Businesses reacted as business does, control the costs, maximise the profits and an obvious solution was rebadging existing training to draw on levy allocation instead of shelling out twice.
The problem now is that there has been a massive skew towards higher levels (the levitating ladder of opportunity), lower SME engagement and a dearth of ‘newly’ employed apprentices. The age profile hasn’t changed massively – but the current demographic bulge in young people and the dawning legacy of a mounting student loans debt pile (over £250bn) mean the dynamics have changed, so age is relevant.
It’s also worth pointing out that in the pre-levy world, it wasn’t all rainbows and unicorns. Accusations of apprentices being on a carousel and repeating the same low level were commonplace (L2 on the deli counter, progressing to L2 on the fish counter, inflating starts statistics one ‘stuck’ employee at a time and deftly side stepping the minimum wage).

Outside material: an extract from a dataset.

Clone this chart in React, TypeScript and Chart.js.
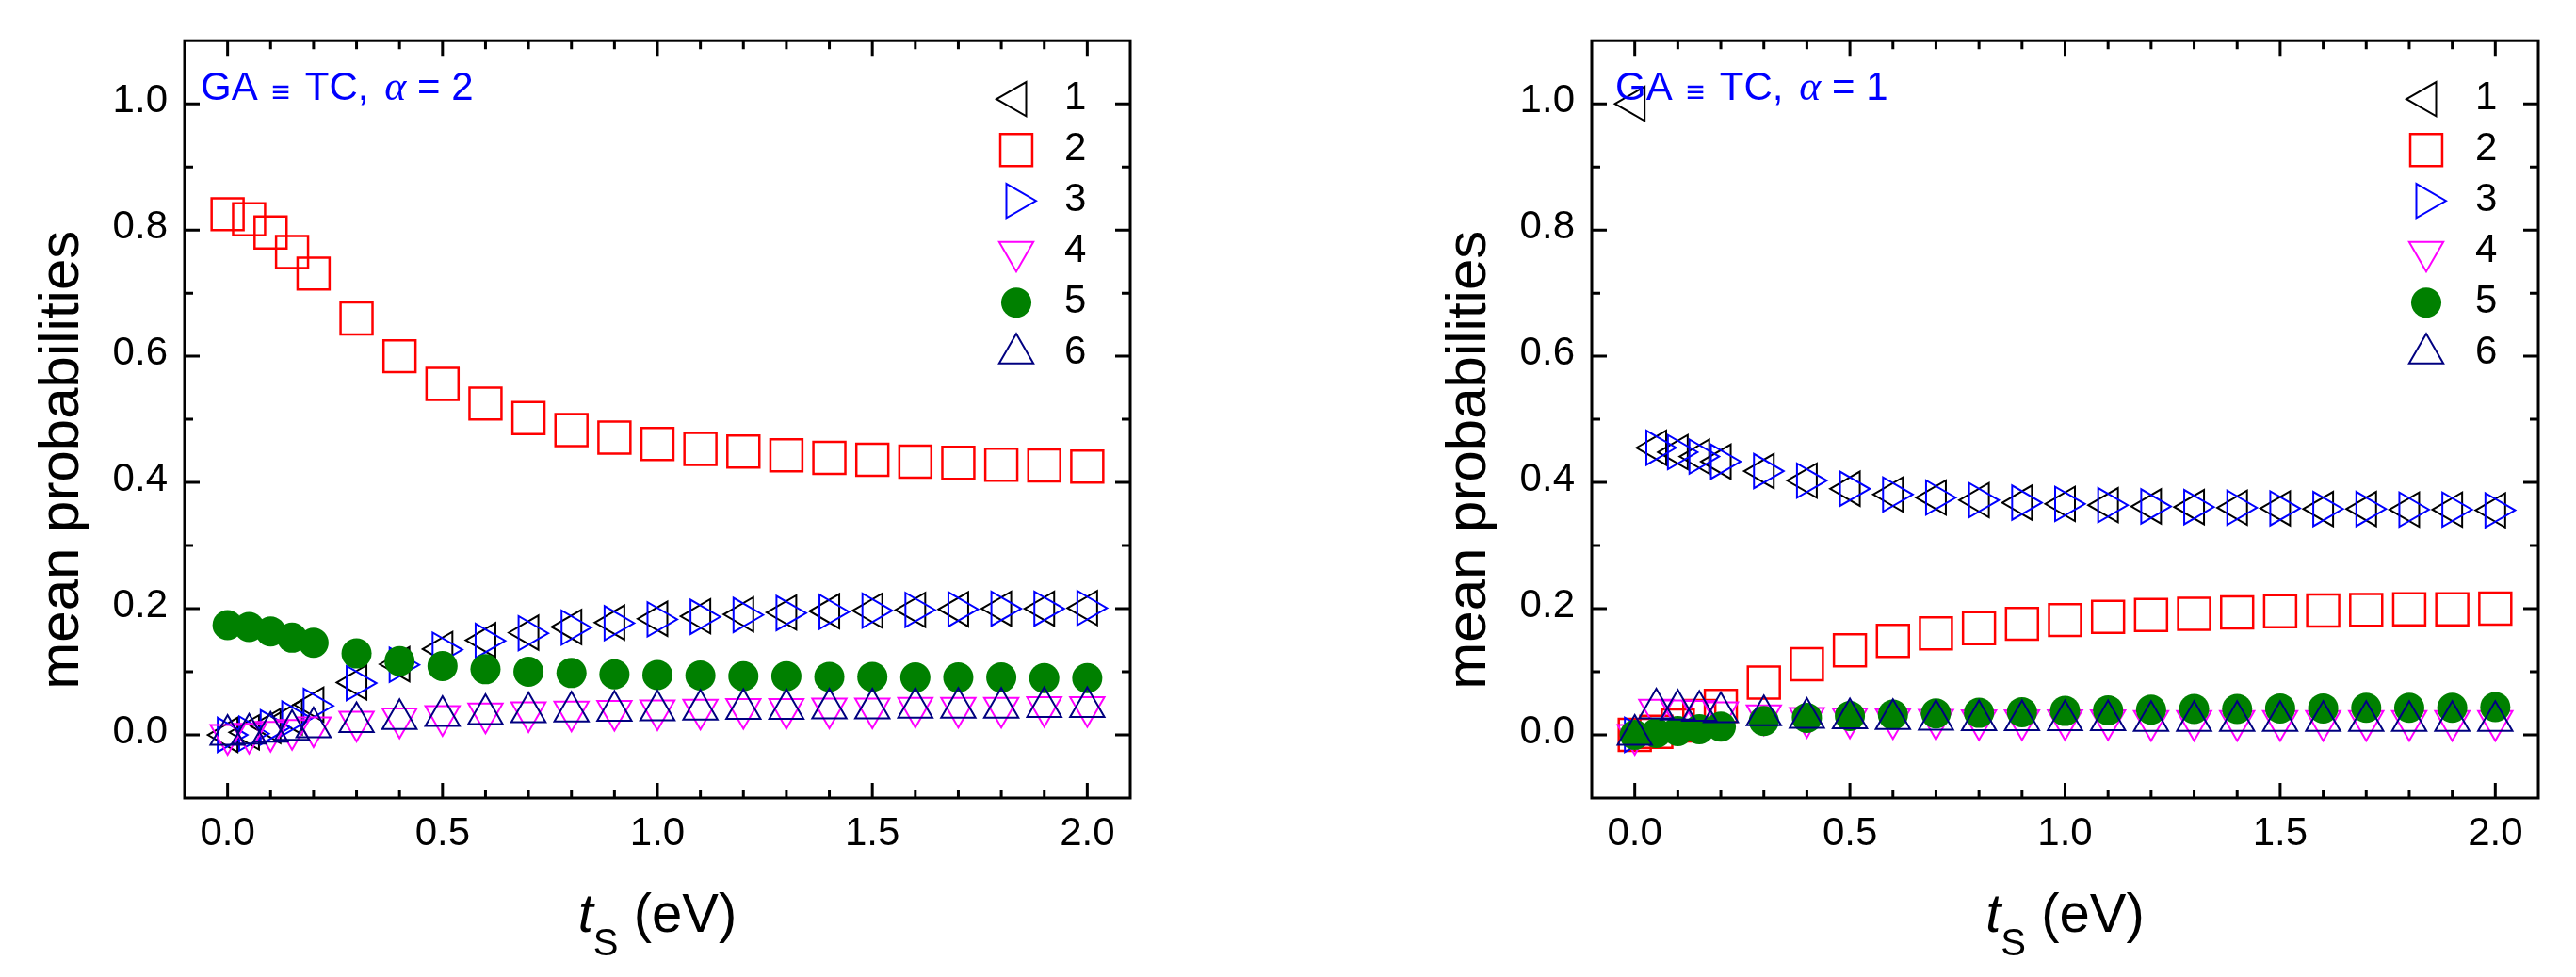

What the ‘old’ pre levy system and the new post levy world teaches us is that one size fits all policies don’t work, they guarantee outliers, but mostly through ignorance not choice. What one sector or occupation needs is not the same as what others need.
The irony is that we exist in a time where there has never been so much information and data available, with greater processing power and now AI to guide us through the semantic quagmire of what apprenticeship means and what we use them for.
Cutting apprenticeships for older workers makes no sense, as we are always been told that we will need to work longer, people will need new employment and training opportunities. Also apprenticeships must be attached to employment , not just used as another form of ‘course work training’ with nothing at the end of it.